Travis Wood is a tough call, given his down year, but I still tend to think he’d be claimed early on. Junior Lake is so young and makes nothing, so I think he’d be claimed early. So they fall into that category, too.
Long story short: for the guys mentioned above, even if they were waived, they would be claimed by a team that isn’t going to put together a huge package, and the Cubs would pull them back. End of story.

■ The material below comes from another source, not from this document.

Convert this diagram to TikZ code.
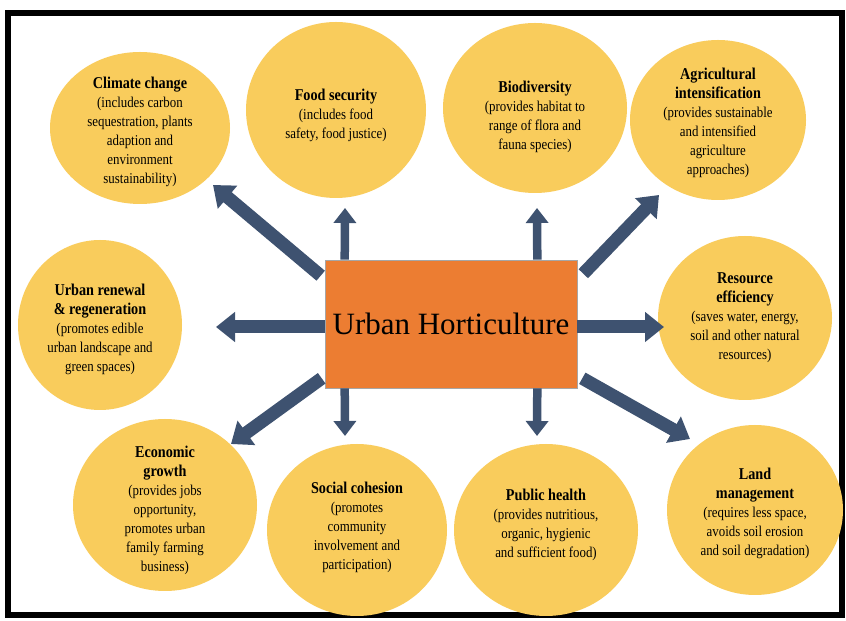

Instead, the guys who could plausibly be traded in August include Edwin Jackson, Carlos Villanueva, Wesley Wright, John Baker, Chris Coghlan, Justin Ruggiano, Ryan Sweeney, and Nate Schierholtz.
Thoughts on each:
A final note on September trades – We call the end of August the “waiver trade deadline,” but, strictly speaking, it isn’t a deadline at all. Trades can still go through in September, but here’s the rub: to be eligible for a playoff roster, a guy has to be on your team before September 1. So, although a team *can* acquire a guy in September, in-season trades overwhelmingly tend to involve sending big league pieces to teams in playoff contention. If you can’t use that piece for the playoffs, the value of that piece is driven down considerably. Hence, the last batch of important trades tend to happen in August, before the “waiver trade deadline.”